MINIMUM VARIANCE UNBIASED N:M SPARSITY FOR THE NEURAL GRADIENTS

Abstract

In deep learning, fine-grained N:M sparsity reduces the data footprint and bandwidth of a General Matrix multiply (GEMM) up to x2, and doubles throughput by skipping computation of zero values. So far, it was mainly only used to prune weights to accelerate the forward and backward phases. We examine how this method can be used also for the neural gradients (i.e., loss gradients with respect to the intermediate neural layer outputs). To this end, we first establish a tensorlevel optimality criteria. Previous works aimed to minimize the mean-square-error (MSE) of each pruned block. We show that while minimization of the MSE works fine for pruning the weights and activations, it catastrophically fails for the neural gradients. Instead, we show that accurate pruning of the neural gradients requires an unbiased minimum-variance pruning mask. We design such specialized masks, and find that in most cases, 1:2 sparsity is sufficient for training, and 2:4 sparsity is usually enough when this is not the case. Further, we suggest combining several such methods together in order to potentially speed up training even more.

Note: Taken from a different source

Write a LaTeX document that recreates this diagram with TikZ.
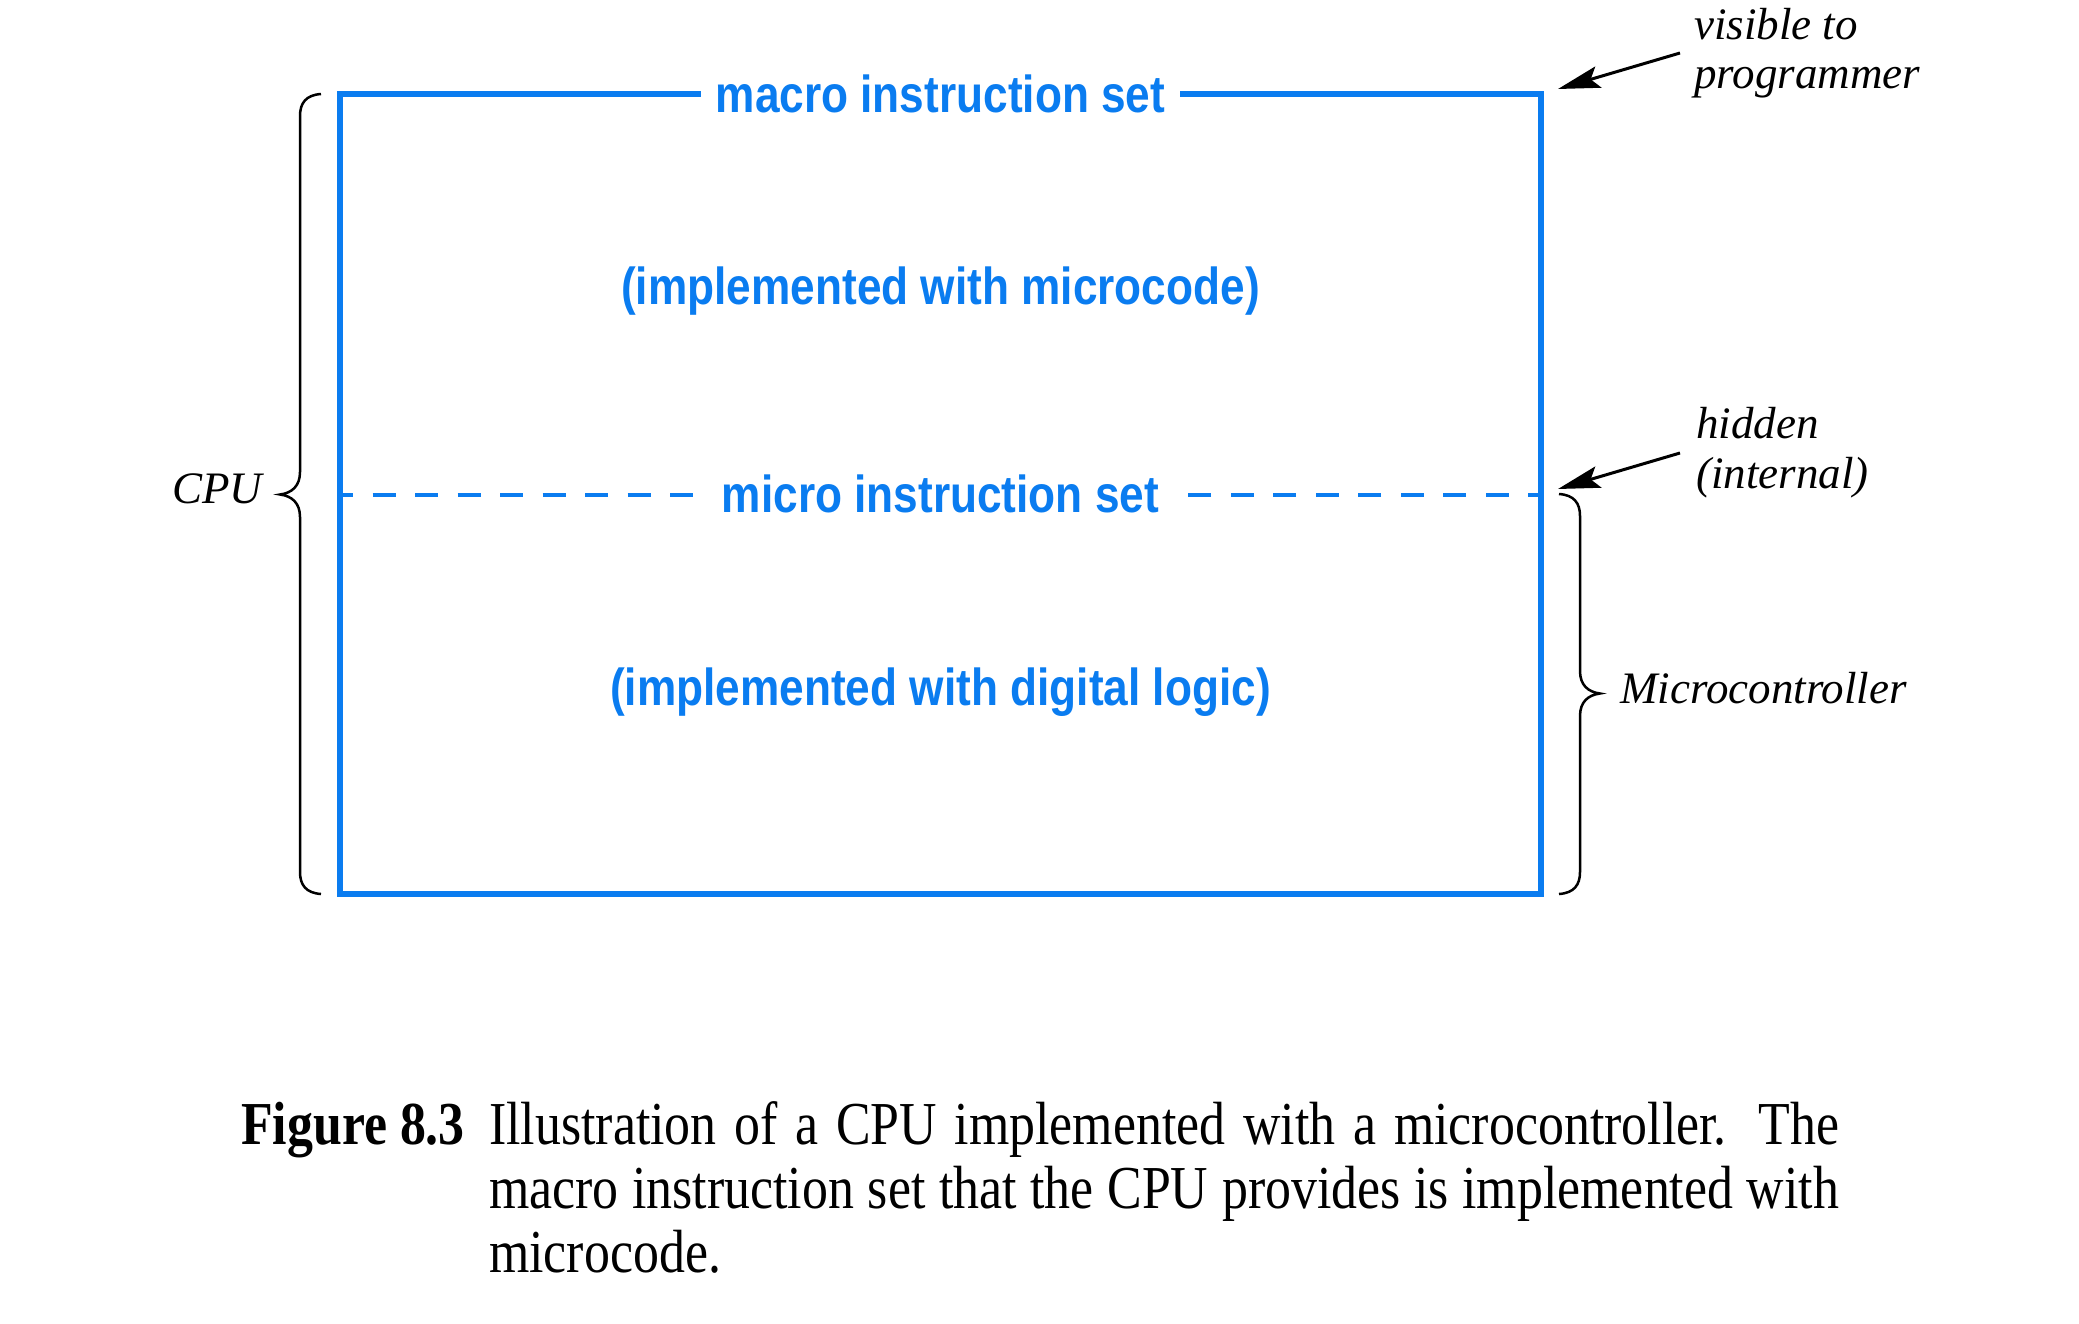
\documentclass[tikz,border=0pt]{standalone}
\usepackage{fontspec}
\setmainfont{Liberation Serif}
\newfontfamily\bluefont{Liberation Sans}
\usetikzlibrary{arrows.meta}
\definecolor{cpublue}{RGB}{10,124,240}
\begin{document}
\begin{tikzpicture}[x=1pt,y=-1pt,
  blueline/.style={draw=cpublue, line width=6pt},
  dashline/.style={draw=cpublue, line width=4pt, dash pattern=on 23pt off 19.5pt, dash phase=10pt},
  bluetext/.style={text=cpublue, inner ysep=0pt, anchor=base, font=\bluefont\bfseries\fontsize{52}{60}\selectfont},
  lab/.style={inner sep=0pt, anchor=base west, font=\itshape\fontsize{45}{48}\selectfont},
  brace/.style={draw=black, line width=2.5pt},
  pointer/.style={draw=black, line width=3pt, -{Stealth[length=42pt,width=22pt,inset=8pt]}},
  captext/.style={inner sep=0pt, anchor=base west, font=\fontsize{61}{64}\selectfont}
]
\useasboundingbox (0,0) rectangle (2079,1324);
% box corners
\coordinate (NW) at (340,94);
\coordinate (NE) at (1541,94);
\coordinate (SW) at (340,894);
\coordinate (SE) at (1541,894);
\coordinate (ML) at (340,494.5);
\coordinate (MR) at (1541,494.5);
% blue texts
\node[bluetext, inner xsep=15pt] (macro) at (940.5,113) {\scalebox{0.85}[1]{macro instruction set}};
\node[bluetext, inner xsep=21pt] (micro) at (940.5,512.5) {\scalebox{0.85}[1]{micro instruction set}};
\node[bluetext] (impl1) at (940.5,305) {\scalebox{0.85}[1]{(implemented with microcode)}};
\node[bluetext] (impl2) at (940.5,705) {\scalebox{0.85}[1]{(implemented with digital logic)}};
% box
\draw[blueline] (NW -| macro.west) -- (NW) -- (SW) -- (SE) -- (NE) -- (NE -| macro.east);
\draw[dashline] (ML) -- (ML -| micro.west);
\draw[dashline] (MR) -- (MR -| micro.east);
% labels
\node[lab] (vis1) at (1694,40) {visible to};
\node[lab] (vis2) at (1694,89) {programmer};
\node[lab] (hid1) at (1696,438) {hidden};
\node[lab] (hid2) at (1696,488) {(internal)};
\node[lab] (cpu) at (172,503) {CPU};
\node[lab] (mc) at (1620,703) {Microcontroller};
% arrows
\coordinate (a1s) at (1680,53);
\coordinate (a1e) at (1558,89);
\coordinate (a2s) at (1680,453);
\coordinate (a2e) at (1558,489);
\draw[pointer] (a1s) -- (a1e);
\draw[pointer] (a2s) -- (a2e);
% left brace (CPU)
\draw[brace] (321,94) .. controls (306,95) and (300,103) .. (300,116)
  -- (300,472) .. controls (300,486) and (292,493) .. (280,494.5)
  .. controls (292,496) and (300,503) .. (300,517)
  -- (300,872) .. controls (300,885) and (306,893) .. (321,894);
% right brace (Microcontroller)
\draw[brace] (1559,494) .. controls (1574,495) and (1580,503) .. (1580,516)
  -- (1580,671) .. controls (1580,685) and (1588,692) .. (1600,693.5)
  .. controls (1588,695) and (1580,702) .. (1580,716)
  -- (1580,872) .. controls (1580,885) and (1574,893) .. (1559,894);
% caption
\node[captext] (fig) at (241,1144) {\scalebox{0.85}[1]{\bfseries Figure 8.3}};
\node[captext] (cap) at (489,1144) {\scalebox{0.85}[1]{\parbox[t]{1588pt}{\fontsize{61}{64}\selectfont
Illustration of a CPU implemented with a microcontroller.  The\linebreak
macro instruction set that the CPU provides is implemented with\linebreak
microcode.\par}}};
\end{tikzpicture}
\end{document}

A reference implementation is supplied in the supplementary material.

1. INTRODUCTION

Pruning Deep Neural Networks (DNNs) is one of the most effective and widely studied methods to improve DNN resource efficiency. Since DNNs are over-parametrized, most researchers focused on weights pruning. Yet, recently researchers suggested that sparsity of activations (Jaszczur et al., 2021; Kurtz et al., 2020) and gradients (Chmiel et al., 2021b ) could be exploited as well. However, all these types of unstructured pruning only reduce the memory footprint (Frankle & Carbin, 2018; Evci et al., 2020) . It is possible to also reduce the compute footprint by enforcing some structure on the pruning mask, such as block sparsity (Wen et al., 2016) , filter sparsity (Li et al., 2017) , or N:M fine-grained sparsity (Nvidia, 2020; Hubara et al., 2021; Mishra et al., 2021) . We focus on N:M fine-grained sparsity, in which, N out of every M contiguous elements would be pruned, for at least one of the two matrices involved in the matrix multiplication. Nvidia's sparse tensor cores (Nvidia, 2020; Mishra et al., 2021) can use N:M fine-grained sparsity to accelerate matrix multiplication. Specifically, Nvidia (2020) used a 2:4 format to accelerate inference up to x2. They suggested using a three-step scheme: (a) train a dense model, (b) prune weights to obtain a 2:4 fixed mask, and (c) use the original training regime to retrain with the masked weights. Following works suggested methods to accelerate different parts of this scheme. First, Zhou et al. (2021) was able to omit steps (a) and (b) by training with an N:M mask from scratch using a straightthrough estimator (STE) and additional regularization. Specifically, they keep a dense copy of the weights and set different weight decays rates to the masked and unmasked weights. Next, Hubara et al. (2021) focused on accelerating the remaining step (c), i.e., sparse training, as we do here.